[Task input start]

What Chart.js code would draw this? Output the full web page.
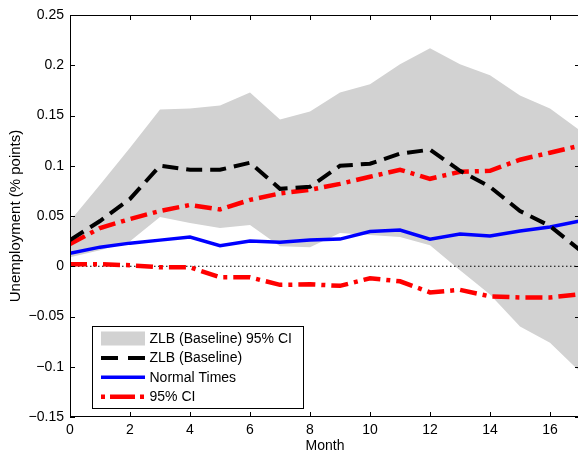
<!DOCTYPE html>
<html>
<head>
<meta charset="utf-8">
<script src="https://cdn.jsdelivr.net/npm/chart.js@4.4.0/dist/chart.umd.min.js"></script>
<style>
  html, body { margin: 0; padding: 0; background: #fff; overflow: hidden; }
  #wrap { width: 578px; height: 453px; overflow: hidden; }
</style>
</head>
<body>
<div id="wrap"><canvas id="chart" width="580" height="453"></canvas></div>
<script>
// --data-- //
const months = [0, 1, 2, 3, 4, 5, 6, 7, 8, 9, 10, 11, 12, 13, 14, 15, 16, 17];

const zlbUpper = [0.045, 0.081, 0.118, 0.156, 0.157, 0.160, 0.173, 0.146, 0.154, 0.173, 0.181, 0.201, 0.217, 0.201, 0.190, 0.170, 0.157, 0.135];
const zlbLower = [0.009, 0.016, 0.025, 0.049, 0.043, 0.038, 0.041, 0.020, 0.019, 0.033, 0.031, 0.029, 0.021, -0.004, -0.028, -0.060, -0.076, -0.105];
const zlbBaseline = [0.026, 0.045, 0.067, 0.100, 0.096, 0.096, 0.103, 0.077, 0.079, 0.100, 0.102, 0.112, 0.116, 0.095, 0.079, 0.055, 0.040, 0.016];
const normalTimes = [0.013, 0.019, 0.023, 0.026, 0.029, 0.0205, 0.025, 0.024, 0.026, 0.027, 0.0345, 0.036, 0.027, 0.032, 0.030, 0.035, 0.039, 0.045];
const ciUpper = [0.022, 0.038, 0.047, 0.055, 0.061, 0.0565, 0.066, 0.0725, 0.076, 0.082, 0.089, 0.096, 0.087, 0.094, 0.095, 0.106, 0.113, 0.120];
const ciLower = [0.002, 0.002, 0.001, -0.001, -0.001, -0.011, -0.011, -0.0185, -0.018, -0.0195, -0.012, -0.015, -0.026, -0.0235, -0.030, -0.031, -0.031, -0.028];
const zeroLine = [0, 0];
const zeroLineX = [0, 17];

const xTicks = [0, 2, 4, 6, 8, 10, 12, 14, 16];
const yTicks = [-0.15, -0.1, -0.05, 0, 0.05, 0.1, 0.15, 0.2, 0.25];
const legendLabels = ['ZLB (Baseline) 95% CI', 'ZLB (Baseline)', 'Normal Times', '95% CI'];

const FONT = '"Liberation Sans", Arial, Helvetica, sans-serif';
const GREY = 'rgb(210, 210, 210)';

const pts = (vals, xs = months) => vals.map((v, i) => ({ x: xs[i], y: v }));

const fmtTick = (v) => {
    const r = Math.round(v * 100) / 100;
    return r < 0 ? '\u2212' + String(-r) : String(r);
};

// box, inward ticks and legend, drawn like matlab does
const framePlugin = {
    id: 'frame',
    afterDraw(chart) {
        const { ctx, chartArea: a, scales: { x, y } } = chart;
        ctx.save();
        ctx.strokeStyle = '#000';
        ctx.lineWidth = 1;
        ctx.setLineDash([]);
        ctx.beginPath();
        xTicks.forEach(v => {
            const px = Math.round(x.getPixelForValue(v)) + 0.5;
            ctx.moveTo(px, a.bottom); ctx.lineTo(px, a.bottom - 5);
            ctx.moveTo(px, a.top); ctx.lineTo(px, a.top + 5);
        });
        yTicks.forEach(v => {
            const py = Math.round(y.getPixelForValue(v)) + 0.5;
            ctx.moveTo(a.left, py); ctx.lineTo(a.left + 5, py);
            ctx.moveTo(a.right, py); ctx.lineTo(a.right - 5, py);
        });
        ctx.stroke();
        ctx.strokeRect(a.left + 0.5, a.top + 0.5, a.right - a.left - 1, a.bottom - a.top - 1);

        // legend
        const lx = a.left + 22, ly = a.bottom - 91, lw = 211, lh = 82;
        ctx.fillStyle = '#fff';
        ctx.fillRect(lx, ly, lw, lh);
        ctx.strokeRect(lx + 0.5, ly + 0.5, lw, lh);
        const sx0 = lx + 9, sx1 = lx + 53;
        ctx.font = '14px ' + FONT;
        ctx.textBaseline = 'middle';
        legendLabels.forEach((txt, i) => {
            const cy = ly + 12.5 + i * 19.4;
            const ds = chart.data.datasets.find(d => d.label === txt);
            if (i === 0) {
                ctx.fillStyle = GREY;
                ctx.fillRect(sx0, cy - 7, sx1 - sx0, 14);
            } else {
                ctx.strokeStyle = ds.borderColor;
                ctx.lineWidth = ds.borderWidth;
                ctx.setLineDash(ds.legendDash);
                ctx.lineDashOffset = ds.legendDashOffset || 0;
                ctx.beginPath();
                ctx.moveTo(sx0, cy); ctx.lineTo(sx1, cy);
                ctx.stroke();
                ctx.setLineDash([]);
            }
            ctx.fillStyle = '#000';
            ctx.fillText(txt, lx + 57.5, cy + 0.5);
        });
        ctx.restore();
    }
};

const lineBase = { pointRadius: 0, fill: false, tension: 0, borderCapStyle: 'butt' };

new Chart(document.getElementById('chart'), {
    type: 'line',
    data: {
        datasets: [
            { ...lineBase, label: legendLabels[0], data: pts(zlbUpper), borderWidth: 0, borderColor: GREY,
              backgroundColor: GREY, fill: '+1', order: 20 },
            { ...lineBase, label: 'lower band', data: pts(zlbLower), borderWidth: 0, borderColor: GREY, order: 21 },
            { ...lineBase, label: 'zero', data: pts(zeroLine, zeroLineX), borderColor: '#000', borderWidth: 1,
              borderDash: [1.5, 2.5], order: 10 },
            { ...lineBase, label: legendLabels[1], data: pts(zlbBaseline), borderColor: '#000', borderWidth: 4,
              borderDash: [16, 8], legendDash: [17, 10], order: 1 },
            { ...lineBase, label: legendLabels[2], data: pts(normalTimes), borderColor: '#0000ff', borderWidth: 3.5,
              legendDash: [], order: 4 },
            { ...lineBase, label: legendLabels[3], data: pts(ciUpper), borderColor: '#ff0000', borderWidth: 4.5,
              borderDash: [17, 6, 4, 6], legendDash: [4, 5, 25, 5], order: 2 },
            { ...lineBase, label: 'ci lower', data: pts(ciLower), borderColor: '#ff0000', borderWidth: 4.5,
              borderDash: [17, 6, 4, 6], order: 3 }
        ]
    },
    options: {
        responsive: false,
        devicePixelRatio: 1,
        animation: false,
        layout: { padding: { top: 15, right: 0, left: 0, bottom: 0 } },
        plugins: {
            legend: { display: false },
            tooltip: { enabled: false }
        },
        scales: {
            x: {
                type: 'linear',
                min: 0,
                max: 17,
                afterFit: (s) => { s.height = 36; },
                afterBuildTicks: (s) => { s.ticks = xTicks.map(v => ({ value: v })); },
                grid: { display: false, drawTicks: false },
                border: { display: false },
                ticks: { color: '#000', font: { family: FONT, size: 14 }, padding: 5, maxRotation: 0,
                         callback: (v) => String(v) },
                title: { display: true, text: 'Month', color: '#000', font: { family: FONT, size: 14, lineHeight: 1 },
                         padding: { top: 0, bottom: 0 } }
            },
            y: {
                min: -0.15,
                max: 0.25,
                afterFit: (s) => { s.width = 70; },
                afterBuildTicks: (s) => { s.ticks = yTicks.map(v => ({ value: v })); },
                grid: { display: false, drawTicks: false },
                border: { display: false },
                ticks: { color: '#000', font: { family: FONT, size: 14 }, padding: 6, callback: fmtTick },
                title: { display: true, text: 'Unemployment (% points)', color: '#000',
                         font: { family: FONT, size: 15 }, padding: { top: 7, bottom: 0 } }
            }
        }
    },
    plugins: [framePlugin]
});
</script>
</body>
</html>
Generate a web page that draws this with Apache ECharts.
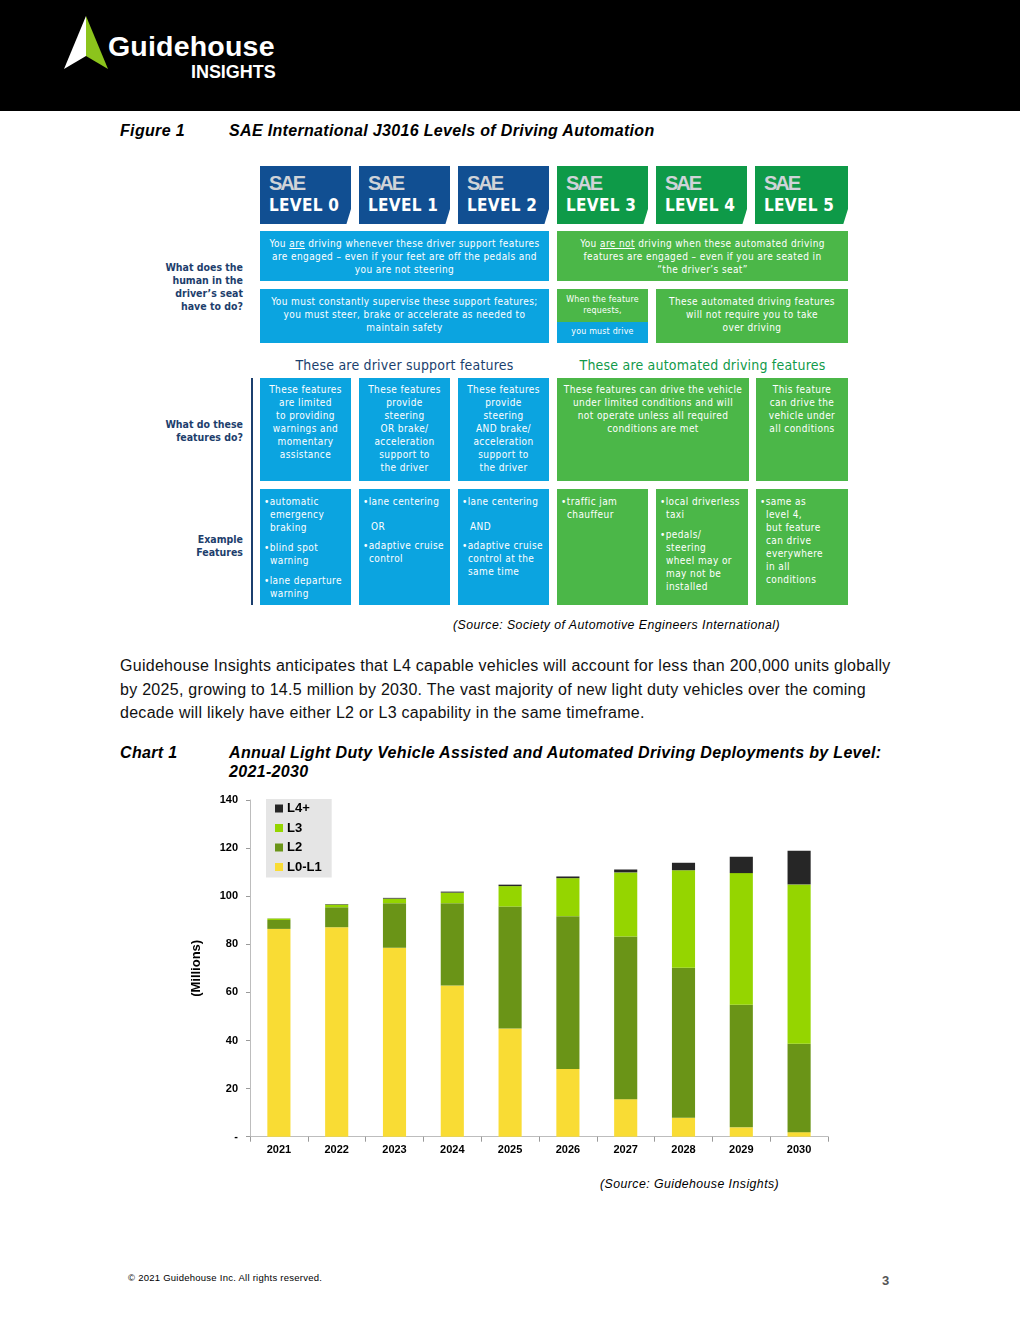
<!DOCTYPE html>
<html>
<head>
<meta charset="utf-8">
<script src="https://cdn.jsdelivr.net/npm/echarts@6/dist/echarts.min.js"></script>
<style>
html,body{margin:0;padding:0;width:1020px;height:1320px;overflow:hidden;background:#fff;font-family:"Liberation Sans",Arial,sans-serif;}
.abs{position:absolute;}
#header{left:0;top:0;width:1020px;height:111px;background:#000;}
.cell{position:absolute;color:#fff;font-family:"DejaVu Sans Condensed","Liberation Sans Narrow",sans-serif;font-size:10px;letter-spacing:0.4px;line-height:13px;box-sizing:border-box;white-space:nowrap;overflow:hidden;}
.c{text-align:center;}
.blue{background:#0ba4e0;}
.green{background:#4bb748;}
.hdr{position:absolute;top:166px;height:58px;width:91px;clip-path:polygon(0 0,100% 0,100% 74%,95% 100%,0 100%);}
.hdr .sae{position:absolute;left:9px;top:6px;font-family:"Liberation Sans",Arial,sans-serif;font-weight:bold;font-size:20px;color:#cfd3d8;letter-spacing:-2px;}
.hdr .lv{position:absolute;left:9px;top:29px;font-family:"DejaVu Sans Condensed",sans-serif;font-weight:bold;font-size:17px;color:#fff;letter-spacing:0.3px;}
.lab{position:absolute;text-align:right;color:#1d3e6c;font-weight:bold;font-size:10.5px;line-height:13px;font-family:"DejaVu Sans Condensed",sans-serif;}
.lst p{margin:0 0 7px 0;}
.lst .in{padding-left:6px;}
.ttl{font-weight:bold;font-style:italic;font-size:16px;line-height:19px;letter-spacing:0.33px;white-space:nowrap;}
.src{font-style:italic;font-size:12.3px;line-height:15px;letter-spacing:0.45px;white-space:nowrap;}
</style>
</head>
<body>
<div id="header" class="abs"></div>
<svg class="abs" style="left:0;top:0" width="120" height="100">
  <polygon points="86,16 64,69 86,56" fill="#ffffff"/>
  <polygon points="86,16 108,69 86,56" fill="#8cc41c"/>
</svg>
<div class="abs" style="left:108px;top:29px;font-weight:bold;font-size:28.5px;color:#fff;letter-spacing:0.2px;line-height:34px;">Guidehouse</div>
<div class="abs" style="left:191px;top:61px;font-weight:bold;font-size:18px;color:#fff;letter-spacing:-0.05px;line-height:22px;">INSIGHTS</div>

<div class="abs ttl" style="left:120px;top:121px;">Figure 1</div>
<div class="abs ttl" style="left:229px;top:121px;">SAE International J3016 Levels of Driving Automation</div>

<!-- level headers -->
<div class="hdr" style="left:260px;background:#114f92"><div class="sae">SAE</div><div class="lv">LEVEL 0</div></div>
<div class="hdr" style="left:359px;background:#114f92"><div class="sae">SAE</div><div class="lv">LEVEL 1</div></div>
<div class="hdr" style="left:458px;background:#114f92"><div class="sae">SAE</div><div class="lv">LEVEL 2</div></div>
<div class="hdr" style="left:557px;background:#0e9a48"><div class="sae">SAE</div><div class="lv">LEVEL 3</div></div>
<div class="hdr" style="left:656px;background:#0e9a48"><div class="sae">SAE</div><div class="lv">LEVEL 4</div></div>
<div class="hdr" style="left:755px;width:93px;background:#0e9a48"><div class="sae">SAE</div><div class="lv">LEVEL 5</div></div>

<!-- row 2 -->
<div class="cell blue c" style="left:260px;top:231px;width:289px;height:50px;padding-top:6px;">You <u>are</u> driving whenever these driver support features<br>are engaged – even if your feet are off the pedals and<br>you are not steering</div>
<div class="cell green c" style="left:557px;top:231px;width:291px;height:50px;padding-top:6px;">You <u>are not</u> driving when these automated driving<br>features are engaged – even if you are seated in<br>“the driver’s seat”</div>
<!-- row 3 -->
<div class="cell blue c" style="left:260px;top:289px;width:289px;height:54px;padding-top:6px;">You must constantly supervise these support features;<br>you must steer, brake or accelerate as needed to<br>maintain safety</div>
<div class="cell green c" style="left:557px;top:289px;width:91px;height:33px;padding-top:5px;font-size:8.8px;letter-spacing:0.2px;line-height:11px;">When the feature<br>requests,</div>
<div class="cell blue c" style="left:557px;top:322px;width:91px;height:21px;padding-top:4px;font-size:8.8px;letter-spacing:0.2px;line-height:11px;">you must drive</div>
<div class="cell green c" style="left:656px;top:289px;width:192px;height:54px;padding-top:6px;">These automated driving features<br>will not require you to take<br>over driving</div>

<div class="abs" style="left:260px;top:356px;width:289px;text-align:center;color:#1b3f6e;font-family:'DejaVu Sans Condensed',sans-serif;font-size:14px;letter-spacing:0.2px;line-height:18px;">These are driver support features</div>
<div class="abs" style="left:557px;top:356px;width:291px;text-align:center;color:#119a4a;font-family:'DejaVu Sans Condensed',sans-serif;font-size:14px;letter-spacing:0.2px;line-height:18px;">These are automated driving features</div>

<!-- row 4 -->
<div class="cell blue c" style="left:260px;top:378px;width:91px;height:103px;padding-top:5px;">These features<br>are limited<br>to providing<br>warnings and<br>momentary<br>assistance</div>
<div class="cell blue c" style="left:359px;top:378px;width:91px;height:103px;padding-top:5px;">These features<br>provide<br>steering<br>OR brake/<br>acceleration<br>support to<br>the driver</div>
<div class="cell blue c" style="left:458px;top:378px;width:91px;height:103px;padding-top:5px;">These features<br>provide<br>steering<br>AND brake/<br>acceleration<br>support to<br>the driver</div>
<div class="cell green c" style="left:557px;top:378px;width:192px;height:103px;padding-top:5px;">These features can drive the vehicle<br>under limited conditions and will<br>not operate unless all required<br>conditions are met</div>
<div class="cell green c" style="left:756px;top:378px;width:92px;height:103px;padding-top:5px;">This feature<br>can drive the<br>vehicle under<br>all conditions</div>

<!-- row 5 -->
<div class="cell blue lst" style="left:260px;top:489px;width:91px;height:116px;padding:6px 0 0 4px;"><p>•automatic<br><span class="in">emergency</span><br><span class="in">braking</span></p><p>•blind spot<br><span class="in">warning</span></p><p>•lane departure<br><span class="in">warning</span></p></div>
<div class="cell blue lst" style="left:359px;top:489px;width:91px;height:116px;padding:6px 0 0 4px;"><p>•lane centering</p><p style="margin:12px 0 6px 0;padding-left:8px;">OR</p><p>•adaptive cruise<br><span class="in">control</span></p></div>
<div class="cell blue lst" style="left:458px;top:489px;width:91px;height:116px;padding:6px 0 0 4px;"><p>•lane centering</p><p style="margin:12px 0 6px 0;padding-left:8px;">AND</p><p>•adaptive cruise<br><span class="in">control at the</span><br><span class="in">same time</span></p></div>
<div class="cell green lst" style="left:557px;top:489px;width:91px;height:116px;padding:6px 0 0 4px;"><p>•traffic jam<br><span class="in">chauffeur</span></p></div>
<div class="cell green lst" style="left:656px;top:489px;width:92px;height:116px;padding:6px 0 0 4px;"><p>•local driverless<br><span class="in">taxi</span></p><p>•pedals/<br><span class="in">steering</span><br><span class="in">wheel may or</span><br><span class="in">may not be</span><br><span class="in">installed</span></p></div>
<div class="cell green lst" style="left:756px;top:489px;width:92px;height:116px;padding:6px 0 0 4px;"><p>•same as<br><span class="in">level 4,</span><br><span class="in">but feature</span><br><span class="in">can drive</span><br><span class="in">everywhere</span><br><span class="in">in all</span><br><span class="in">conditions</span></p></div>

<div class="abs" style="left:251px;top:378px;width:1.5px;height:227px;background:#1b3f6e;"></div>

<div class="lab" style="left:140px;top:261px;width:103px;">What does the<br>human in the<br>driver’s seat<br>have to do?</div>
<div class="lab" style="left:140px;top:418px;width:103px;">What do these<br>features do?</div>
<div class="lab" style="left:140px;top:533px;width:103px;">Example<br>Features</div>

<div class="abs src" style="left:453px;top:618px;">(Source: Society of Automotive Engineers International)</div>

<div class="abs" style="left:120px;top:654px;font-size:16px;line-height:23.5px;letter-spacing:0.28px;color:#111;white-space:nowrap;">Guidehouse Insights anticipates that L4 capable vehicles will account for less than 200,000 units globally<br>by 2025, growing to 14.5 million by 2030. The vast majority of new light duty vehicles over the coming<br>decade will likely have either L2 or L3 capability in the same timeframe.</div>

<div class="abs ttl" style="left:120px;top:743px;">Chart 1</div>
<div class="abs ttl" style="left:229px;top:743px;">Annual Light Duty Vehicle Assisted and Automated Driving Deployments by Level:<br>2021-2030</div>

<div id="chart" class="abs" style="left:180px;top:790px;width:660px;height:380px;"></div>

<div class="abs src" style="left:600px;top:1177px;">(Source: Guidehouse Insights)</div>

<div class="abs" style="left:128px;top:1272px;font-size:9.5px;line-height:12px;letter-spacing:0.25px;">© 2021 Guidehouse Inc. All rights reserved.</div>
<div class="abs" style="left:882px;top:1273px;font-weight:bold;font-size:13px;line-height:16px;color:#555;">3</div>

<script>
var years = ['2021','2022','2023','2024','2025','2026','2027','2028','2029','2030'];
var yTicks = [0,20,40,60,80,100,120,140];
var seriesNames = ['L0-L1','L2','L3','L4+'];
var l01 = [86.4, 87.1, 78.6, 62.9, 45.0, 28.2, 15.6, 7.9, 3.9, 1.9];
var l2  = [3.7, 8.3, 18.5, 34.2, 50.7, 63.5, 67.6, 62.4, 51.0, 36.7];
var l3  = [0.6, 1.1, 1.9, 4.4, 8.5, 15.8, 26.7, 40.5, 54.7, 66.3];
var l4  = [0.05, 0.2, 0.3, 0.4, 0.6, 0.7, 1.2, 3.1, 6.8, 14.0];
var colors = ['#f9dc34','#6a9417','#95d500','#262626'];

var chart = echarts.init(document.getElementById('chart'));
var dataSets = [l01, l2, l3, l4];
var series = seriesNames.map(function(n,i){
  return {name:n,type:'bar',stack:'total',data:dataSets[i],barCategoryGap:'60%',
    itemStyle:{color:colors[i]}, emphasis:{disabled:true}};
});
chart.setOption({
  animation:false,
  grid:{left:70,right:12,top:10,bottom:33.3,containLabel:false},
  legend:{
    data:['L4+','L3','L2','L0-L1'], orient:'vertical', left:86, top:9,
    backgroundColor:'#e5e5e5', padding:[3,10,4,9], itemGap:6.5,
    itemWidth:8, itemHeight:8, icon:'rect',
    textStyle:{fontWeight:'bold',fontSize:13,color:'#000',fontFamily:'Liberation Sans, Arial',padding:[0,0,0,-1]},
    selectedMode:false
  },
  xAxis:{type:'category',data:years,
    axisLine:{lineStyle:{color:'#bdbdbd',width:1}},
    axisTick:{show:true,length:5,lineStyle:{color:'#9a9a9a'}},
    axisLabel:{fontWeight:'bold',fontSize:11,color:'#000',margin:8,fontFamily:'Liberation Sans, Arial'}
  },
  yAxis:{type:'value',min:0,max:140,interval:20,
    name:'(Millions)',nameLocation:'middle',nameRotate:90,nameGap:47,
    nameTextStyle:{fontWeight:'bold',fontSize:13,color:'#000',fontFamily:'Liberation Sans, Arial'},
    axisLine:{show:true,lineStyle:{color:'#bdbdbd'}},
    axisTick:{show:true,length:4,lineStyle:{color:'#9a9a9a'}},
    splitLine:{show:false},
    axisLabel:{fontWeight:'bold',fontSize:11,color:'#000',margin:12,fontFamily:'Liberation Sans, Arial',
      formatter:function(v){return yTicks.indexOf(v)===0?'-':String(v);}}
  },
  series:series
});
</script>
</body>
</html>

[Task input end]

Goal of the exercise -> Quote, exactly and only, the lines from the first line of the data above through the line containing "15, 16, 17];". The pictures do not belong in it.

Solution for this exercise ->
What Chart.js code would draw this? Output the full web page.
<!DOCTYPE html>
<html>
<head>
<meta charset="utf-8">
<script src="https://cdn.jsdelivr.net/npm/chart.js@4.4.0/dist/chart.umd.min.js"></script>
<style>
  html, body { margin: 0; padding: 0; background: #fff; overflow: hidden; }
  #wrap { width: 578px; height: 453px; overflow: hidden; }
</style>
</head>
<body>
<div id="wrap"><canvas id="chart" width="580" height="453"></canvas></div>
<script>
// --data-- //
const months = [0, 1, 2, 3, 4, 5, 6, 7, 8, 9, 10, 11, 12, 13, 14, 15, 16, 17];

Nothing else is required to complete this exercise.